MADAM#3 – SCOREUSES : entre enquête anthropologique et stand-up, une proposition percutante d’Hélène Soulié autour des championnes du BLMA, le club de basket de Lattes Montpellier Agglomération. Hélène Soulié, ce n’est jamais du théâtre pour rien. C’est un théâtre coupant, engagé, qui ne cède rien. «MADAM#3 – SCOREUSES» est le troisième volet d’un travail inédit qui a été présenté au théâtre Jacques Cœur autour de la question du genre. Cette étude théâtrale, entre enquête anthropologique et stand-up, s’inscrit dans un long processus, établi sur plusieurs années. Après les féministes musulmanes et les graffeuses et avant les pêcheuses, voici les «scoreuses» (la série complète sera donnée en juillet à Avignon). Ce sont celles qui assurent le score au basket. Elles sont le sujet de la metteuse en scène montpelliéraine dont la démarche relève de cette sororité à l’oeuvre dans le nouveau féminisme.
Le BLMA sur les planches
>Pour bien comprendre cet univers, Hélène Soulié a longuement rencontré les championnes du BLMA. Avec Mariette Navarro, autrice associée à ce spectacle, elle a assisté aux entraînements de l’équipe, suivi les matchs. «Nous avons interviewé les meneuses, les ailières, les scoreuses, les coatchs, et appris ce qu’était qu’une attaque en triangle. Nous avons appris des mots comme Buzzer beater, Mismatch, No-look pass, Overtime, Run and Gun… Nous sommes entrées dans un monde avec ses codes et son langage». « Au BLMA« , poursuit-elle, « j’ai rencontré des femmes avec un mental d’acier. Ne rien lâcher. Jusqu’à la dernière seconde. J’ai rencontré des êtres parlants aussi. On dit des sportives qu’elles ne parlent pas. C’est faux. Les sportives parlent. Très bien ! »
« Nos bodies are perfect »
« MADAM#3 – SCOREUSES » (« Parce que tu ne peux que perdre si tu n’as rien à gagner ») est le fruit de cette rencontre. Ce sont elles qui parlent mais dans une langue retravaillée qui a fait le voyage du vestiaire aux planches sans la moindre volonté de réalisme. Des mots y résonnent comme ayant constitué de la matière brute.

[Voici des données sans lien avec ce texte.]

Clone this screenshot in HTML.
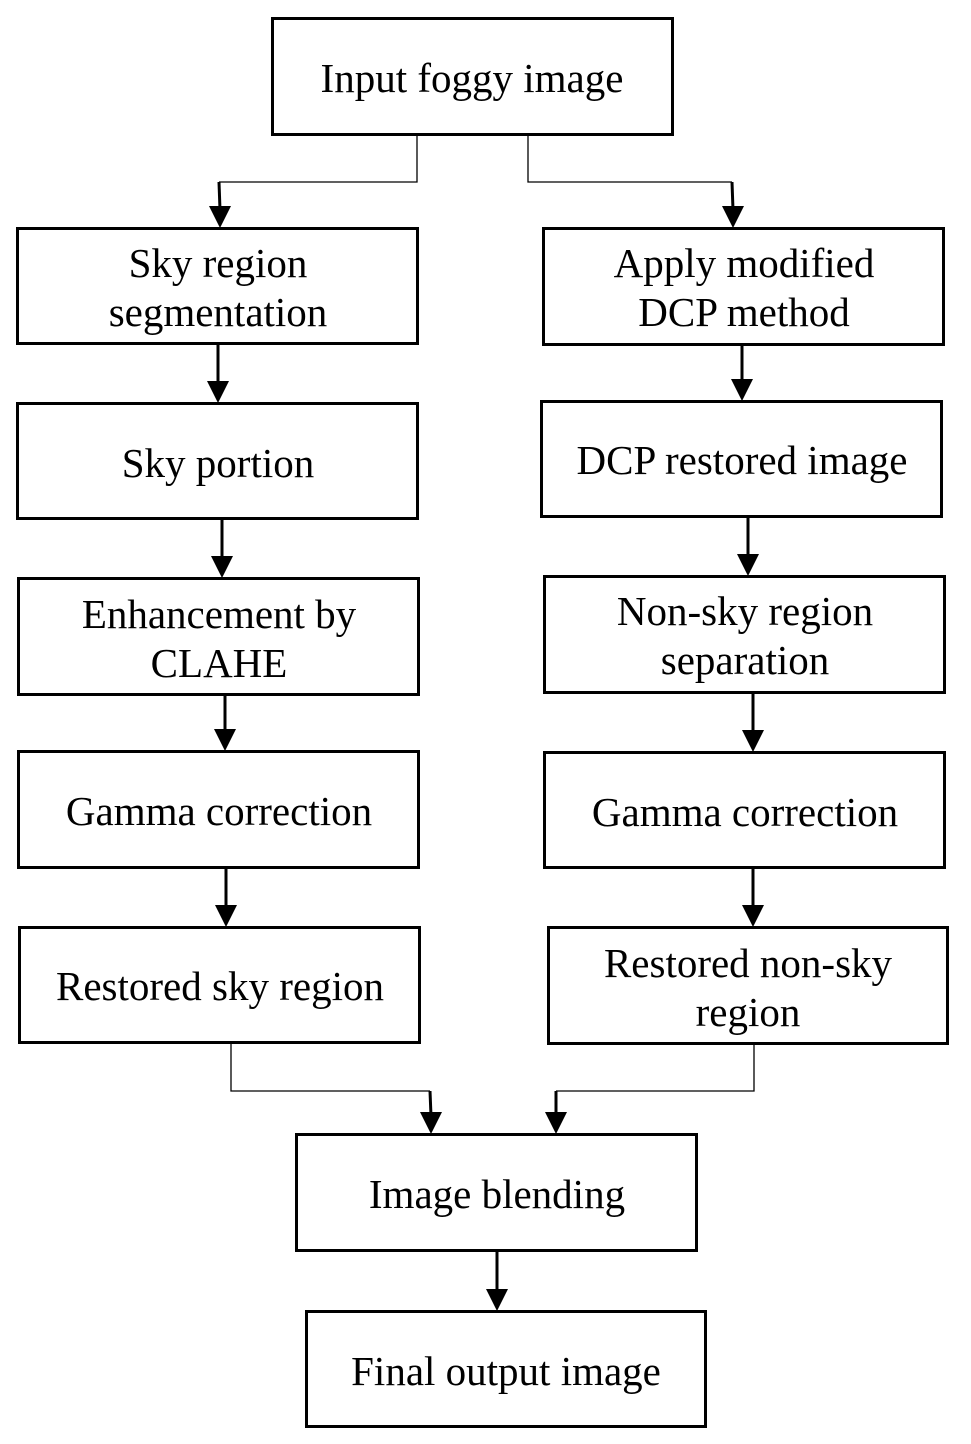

>On entend : « Je suis une page de pub », « Performance », « Exploitation ». S’esquissent des aveux, la peur, la pression des sommets, des gloire fugaces. C’est surtout un vocabulaire de guerre. Une « petite guerre ». Ce sont des femmes qui tentent d’être femmes dans un univers d’hommes. «Qu’est-ce que cela veut dire ? Quelle stratégie déployer ?» interroge Hélène Soulié.
«Mes désirs font désordre»
Sur scène, pas d’images des basketteuses, sauf les deux photos utilisées pour la communication. Pas davantage de vidéo : elles ne sont pas là, toutes résumées en une actrice : Lymia Vitte qui livre un brillant match théâtral en solo, faisant des passes avec son micro.
« Dans tout ce que vous allez voir« , dit Lymia Vitte, musclée et toute en énergie compressée, « il y a une seule inconnue : la capacité de mon corps à exécuter ce qui est prévu. C’est pour ça que vous êtes ici. Pour être témoin de l’imprévu. Pour être témoin de l’accident, de l’infime imprécision qui me fera perdre l’avantage ou de la performance qui me sortira pour une seconde du genre humain. Je sais que je peux briller au point de sortir du genre humain. Vous le savez aussi« .
Le masculin l’emporte
Dans la deuxième partie du spectacle, la metteuse en scène s’installe sur la scène, face à Eliane Viennot. L’éminente historienne et grammairienne rappelle que l’invraisemblable règne du « masculin l’emporte sur le féminin » provient d’un petit groupe d’hommes (une vingtaine) inventant une discrimination majeure de la langue dans le secret d’un bureau de l’Académie française en 1630. En réplique, Hélène Soulié a oublié le « e » de Madam.DRÔLES DE DAMES
Le livret MADAM -Manuel d’Auto défense À Méditer- présente l’intégralité du projet d’Hélène Soulié. « Un acte artistique anthropologique queer « . La série complète sera donnée les 11 et 18 juillet au Train Bleu à Avignon.